Starting with GBP, evidence that some policy makers remained cautious on the UK's growth and inflation outlook could dampen bets on earlier stimulus removal. In addition, indications that persistent FX strength remains a worry and could delay any hikes should weigh on GBP. Ahead of tomorrow's UK retail sales data consensus is looking for more evidence of strengthening domestic demand. All that may suggest that the bar for potential disappointments maybe relatively low. Indeed, it would take stronger data to see the uptrend in GBP extended.

We further suspect that month-end flows could favour further upside in EUR/GBP in the near term. With EUR/GBP downtrend having stalled of late, investors could start questioning the ability of GBP to decouple from EUR on a sustained basis. We further believe that USD should remain supported as the September Fed liftoff draws near. A new downtrend in GBP/USD could be in the making.

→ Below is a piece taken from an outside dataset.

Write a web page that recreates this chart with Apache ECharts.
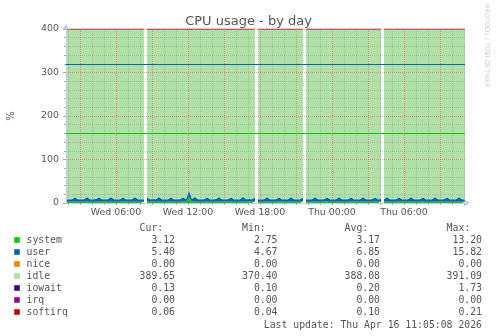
<!DOCTYPE html>
<html><head><meta charset="utf-8">
<script src="https://cdn.jsdelivr.net/npm/echarts@6/dist/echarts.min.js"></script>
<style>html,body{margin:0;padding:0;background:#fff}#c{width:497px;height:336px}</style>
</head><body><div id="c"></div>
<script>
// ---------- data ----------
const titleText = 'CPU usage - by day';
const seriesNames = ['system','user','nice','idle','iowait','irq','softirq'];
const curVals = ['3.12','5.40','0.00','389.65','0.13','0.00','0.06'];
const minVals = ['2.75','4.67','0.00','370.40','0.10','0.00','0.04'];
const avgVals = ['3.17','6.85','0.00','388.08','0.20','0.00','0.10'];
const maxVals = ['13.20','15.82','0.00','391.09','1.73','0.00','0.21'];
const xTickLabels = ['Wed 06:00','Wed 12:00','Wed 18:00','Thu 00:00','Thu 06:00'];
const yTickValues = [0,100,200,300,400];
const hruleValues = [320,160];
const gapSlots = ['Wed 08:25','Wed 17:40','Wed 21:45','Thu 04:10'];
const lastUpdate = 'Last update: Thu Apr 16 11:05:08 2026';
const watermark = 'RRDTOOL / TOBI OETIKER';
const totalPct = 400; // 4 CPUs, stack reaches 400%

// 15-minute samples from Wed 01:50 to Thu 11:05 (rows = :05 :20 :35 :50 of each hour)
const system = [3.1,
 3.0,3.1,3.6,3.0, 3.1,3.0,3.5,3.1, 3.0,3.1,3.7,3.0, 3.2,3.0,3.5,3.1, 3.1,3.0,3.6,3.2, 3.0,3.1,3.5,3.0,
 3.1,3.0,3.6,3.1, 3.2,3.1,3.5,3.0, 3.0,3.1,3.6,3.1, 3.1,3.0,3.5,3.2, 13.2,3.4,3.6,3.0, 3.1,3.0,3.5,3.1,
 3.0,3.1,3.6,3.0, 3.1,3.2,3.5,3.1, 3.0,3.1,3.7,3.0, 3.2,3.0,3.5,3.1, 3.1,3.0,3.6,3.0, 3.0,3.1,3.5,3.2,
 3.1,3.0,3.6,3.1, 3.0,3.1,3.5,3.0, 3.1,3.0,3.6,3.1, 3.0,3.2,3.5,3.0,
 3.1,3.0,3.6,3.1, 3.0,3.1,3.5,3.0, 3.2,3.0,3.6,3.1, 3.1,3.0,3.5,3.0, 3.0,3.1,3.6,3.1, 3.1,3.0,3.5,3.2,
 3.0,3.1,3.6,3.0, 3.1,3.0,3.5,3.1, 3.0,3.1,3.6,3.0, 3.2,3.0,3.5,3.1, 3.1,3.0,3.6,3.0,
 3.1];
const user = [5.6,
 5.4,5.8,9.6,5.5, 5.7,5.5,10.2,5.6, 5.5,5.9,9.8,5.4, 5.6,5.5,10.4,5.8, 5.7,5.6,9.9,5.5, 5.5,5.8,10.1,5.6,
 5.6,5.4,9.7,5.7, 5.8,5.5,10.3,5.6, 5.5,5.7,9.9,5.5, 5.6,5.8,10.0,6.2, 15.8,6.4,10.2,5.7, 5.6,5.5,9.8,5.6,
 5.7,5.9,10.1,5.5, 5.5,5.6,9.9,5.8, 5.6,5.5,10.4,5.6, 5.8,5.7,9.8,5.5, 5.5,5.6,10.0,5.7, 5.6,5.8,9.7,5.5,
 5.7,5.5,10.2,5.6, 5.5,5.6,9.9,5.4, 5.6,5.7,10.1,5.5, 5.8,5.5,9.8,5.6,
 5.5,5.6,10.0,5.7, 5.6,5.8,9.9,5.5, 5.7,5.5,10.3,5.6, 5.5,5.6,9.8,5.5, 6.0,5.7,10.1,5.6, 5.6,5.5,9.9,5.7,
 5.5,5.8,10.2,5.5, 5.7,5.6,9.8,5.6, 5.6,5.5,10.0,5.4, 5.5,5.7,9.9,5.6, 5.8,5.5,10.1,5.5,
 5.4];
const iowait = [0.2,
 0.2,0.2,0.3,0.2, 0.2,0.2,0.2,0.2, 0.2,0.1,0.3,0.2, 0.2,0.2,0.2,0.2, 0.2,0.2,0.3,0.2, 0.2,0.2,0.2,0.1,
 0.2,0.2,0.3,0.2, 0.2,0.2,0.2,0.2, 0.2,0.2,0.3,0.2, 0.2,0.1,0.2,0.2, 1.7,0.3,0.3,0.2, 0.2,0.2,0.2,0.2,
 0.2,0.2,0.3,0.2, 0.2,0.2,0.2,0.2, 0.1,0.2,0.3,0.2, 0.2,0.2,0.2,0.2, 0.2,0.2,0.3,0.2, 0.2,0.2,0.2,0.1,
 0.2,0.2,0.3,0.2, 0.2,0.2,0.2,0.2, 0.2,0.2,0.3,0.2, 0.2,0.1,0.2,0.2,
 0.2,0.2,0.3,0.2, 0.2,0.2,0.2,0.2, 0.2,0.2,0.3,0.2, 0.2,0.2,0.2,0.2, 0.2,0.2,0.3,0.2, 0.1,0.2,0.2,0.2,
 0.2,0.2,0.3,0.2, 0.2,0.2,0.2,0.2, 0.2,0.2,0.3,0.2, 0.2,0.2,0.2,0.2, 0.2,0.2,0.3,0.2,
 0.1];
const softirq = [0.1,
 0.1,0.1,0.1,0.1, 0.1,0.1,0.1,0.1, 0.1,0.1,0.1,0.1, 0.1,0.1,0.1,0.1, 0.1,0.1,0.1,0.1, 0.1,0.1,0.1,0.1,
 0.1,0.1,0.1,0.1, 0.1,0.1,0.1,0.1, 0.1,0.1,0.1,0.1, 0.1,0.1,0.1,0.1, 0.2,0.1,0.1,0.1, 0.1,0.1,0.1,0.1,
 0.1,0.1,0.1,0.1, 0.1,0.1,0.1,0.1, 0.1,0.1,0.1,0.1, 0.1,0.1,0.1,0.1, 0.1,0.1,0.1,0.1, 0.1,0.1,0.1,0.1,
 0.1,0.1,0.1,0.1, 0.1,0.1,0.1,0.1, 0.1,0.1,0.1,0.1, 0.1,0.1,0.1,0.1,
 0.1,0.1,0.1,0.1, 0.1,0.1,0.1,0.1, 0.1,0.1,0.1,0.1, 0.1,0.1,0.1,0.1, 0.1,0.1,0.1,0.1, 0.1,0.1,0.1,0.1,
 0.1,0.1,0.1,0.1, 0.1,0.1,0.1,0.1, 0.1,0.1,0.1,0.1, 0.1,0.1,0.1,0.1, 0.1,0.1,0.1,0.1,
 0.1];
const nice = system.map(() => 0);   // all 0.00
const irq = system.map(() => 0);    // all 0.00

// ---------- styles ----------
const colors = ['#00cc00','#0066b3','#ff8000','#b1dfa8','#330099','#990099','#cc0000'];
const hruleColors = ['#0066b3','#00cc00'];
const textColor = '#555';
const axisColor = '#c6cbee';
const sans = '"DejaVu Sans", sans-serif';
const mono = '"DejaVu Sans Mono", monospace';

// ---------- time slots (5 min) ----------
const startMin = 110, endMin = 1440 + 665;
function slotName(m){ const d = m < 1440 ? 'Wed' : 'Thu'; const mm = m % 1440;
  return d + ' ' + String(Math.floor(mm/60)).padStart(2,'0') + ':' + String(mm%60).padStart(2,'0'); }
const slots = []; for (let m = startMin; m <= endMin; m += 5) slots.push(slotName(m));
const sampleTimes = []; for (let m = startMin; m <= endMin; m += 15) sampleTimes.push(slotName(m));
const slotIndex = {}; slots.forEach((s,i) => slotIndex[s] = i);
const isHour = v => v.endsWith(':00');
const is3Hour = v => isHour(v) && (parseInt(v.slice(4,6),10) % 3 === 0);

const idle = sampleTimes.map((t,i) => +(totalPct - system[i] - user[i] - nice[i] - iowait[i] - irq[i] - softirq[i]).toFixed(2));
const seriesVals = [system, user, nice, idle, iowait, irq, softirq];

function build(vals){
  const arr = sampleTimes.map((t,i) => [t, vals[i]]);
  gapSlots.forEach(g => arr.push([g, null]));
  arr.sort((a,b) => slotIndex[a[0]] - slotIndex[b[0]]);
  return arr;
}

const series = seriesNames.map((n, k) => ({
  name: n, type: 'line', stack: 'cpu', data: build(seriesVals[k]),
  symbol: 'none', showSymbol: false, connectNulls: false,
  lineStyle: k === 6 ? { width: 1, color: '#b0103a' } : { width: 0 },
  areaStyle: { color: colors[k], opacity: 1 },
  itemStyle: { color: colors[k] },
  emphasis: { disabled: true }, silent: true, z: 2
}));
series[6].markLine = {
  silent: true, symbol: 'none', label: { show: false },
  data: hruleValues.map((v,i) => ({ yAxis: v, lineStyle: { color: hruleColors[i], width: 1, type: 'solid' } }))
};

// ---------- legend/table graphics ----------
const graphic = [];
const rowY0 = 240, rowH = 12;
const colRight = [175, 277.5, 380, 482];
const headers = ['Cur:','Min:','Avg:','Max:'];
headers.forEach((h,i) => graphic.push({ type:'text', x: colRight[i] - 11.8, y: 228,
  style: { text: h, font: '9.8px ' + mono, fill: textColor, align: 'right', verticalAlign: 'middle' } }));
seriesNames.forEach((n,k) => {
  const y = rowY0 + k*rowH;
  graphic.push({ type:'rect', shape: { x: 14, y: y-3, width: 6, height: 6 }, style: { fill: colors[k], stroke: '#e8e8e8', lineWidth: 0.5 } });
  graphic.push({ type:'text', x: 26.5, y: y, style: { text: n, font: '9.8px ' + mono, fill: textColor, align: 'left', verticalAlign: 'middle' } });
  [curVals, minVals, avgVals, maxVals].forEach((arr,i) => graphic.push({ type:'text', x: colRight[i], y: y,
    style: { text: arr[k], font: '9.8px ' + mono, fill: textColor, align: 'right', verticalAlign: 'middle' } }));
});
graphic.push({ type:'text', x: 482, y: 325, style: { text: lastUpdate, font: '9.8px ' + mono, fill: textColor, align: 'right', verticalAlign: 'middle' } });
graphic.push({ type:'text', x: 487, y: 4, rotation: -Math.PI/2,
  style: { text: watermark, font: '6.5px ' + sans, fill: '#cfcfcf', align: 'left', verticalAlign: 'middle' } });

const chart = echarts.init(document.getElementById('c'), null, { renderer: 'canvas' });
chart.setOption({
  animation: false,
  backgroundColor: '#fff',
  title: { text: titleText, left: 'center', top: 10, textStyle: { fontFamily: sans, fontSize: 13, fontWeight: 'normal', color: textColor } },
  grid: { left: 66, top: 29, width: 399, height: 174, containLabel: false, outerBoundsMode: 'none' },
  xAxis: [{
    type: 'category', data: slots, boundaryGap: false, z: 3,
    axisLine: { show: true, onZero: false, lineStyle: { color: axisColor, width: 1 }, symbol: ['none','arrow'], symbolSize: [6,6], symbolOffset: [0,5] },
    axisTick: { show: true, interval: (i,v) => isHour(v), length: 2, lineStyle: { color: '#aaa' } },
    axisLabel: { interval: (i,v) => xTickLabels.includes(v), margin: 5, fontFamily: sans, fontSize: 9.4, color: textColor },
    splitLine: { show: true, interval: (i,v) => is3Hour(v), lineStyle: { color: 'rgba(235,90,90,0.6)', type: [1,1], width: 1 } }
  }, {
    type: 'category', data: slots, boundaryGap: false, z: 3,
    axisLine: { show: false }, axisTick: { show: false }, axisLabel: { show: false },
    splitLine: { show: true, interval: (i,v) => isHour(v) && !is3Hour(v), lineStyle: { color: 'rgba(110,110,110,0.28)', type: [1,1], width: 1 } }
  }],
  yAxis: {
    type: 'value', min: yTickValues[0], max: yTickValues[yTickValues.length-1], interval: 100, z: 3,
    name: '%', nameLocation: 'middle', nameGap: 50, nameRotate: 90,
    nameTextStyle: { fontFamily: sans, fontSize: 10, color: textColor },
    axisLine: { show: true, lineStyle: { color: axisColor, width: 1 }, symbol: ['none','arrow'], symbolSize: [6,6], symbolOffset: [0,5] },
    axisTick: { show: true, length: 3, lineStyle: { color: '#aaa' } },
    minorTick: { show: true, splitNumber: 5, length: 2, lineStyle: { color: '#aaa' } },
    axisLabel: { margin: 7, fontFamily: sans, fontSize: 9.4, color: textColor },
    splitLine: { show: true, lineStyle: { color: 'rgba(235,90,90,0.6)', type: [1,1], width: 1 } },
    minorSplitLine: { show: true, lineStyle: { color: 'rgba(110,110,110,0.28)', type: [1,1], width: 1 } }
  },
  series: series,
  graphic: graphic
});
</script>
</body></html>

Turning to NZD, we note that the recent comments by the NZ finance minister Key have triggered some profit taking on short NZD/USD positions. Ahead of the RBNZ meeting the rates markets are already fully pricing in a 25bp cut with another 25bp expected in the next 3M to 6M. With some negatives in the NZDprice, the market response will depend on signals of further easing ahead. In its June statement, the RBNZ indicated that: “We expect further easing may be appropriate. This will depend on the emerging data.” Soft NZ CPI inflation and weak dairy prices would suggest that the RBNZ should keep its language little changed today. That said, NZD is starting to look undervalued relative to some ‘fair value’ gauges following the recent moves (NZD TWI is down more than 13% from the May highs). In addition, the renewed weakness in global commodity prices should be seen as a boon to NZ consumers’ real purchasing power and alleviate concerns about imminent domestic demand slowdown.

The RBNZ could struggle to exceed market’s dovish expectations and help NZD consolidate. This could discourage aggressive NZD/USD selling for now but make AUD/NZD selling attractive. The relative AUD-NZD rate outlook is starting to shift again after the somewhat dovish speech by the RBA governor last night. A continuation of the move after the RBNZ could push AUD/NZD lower still.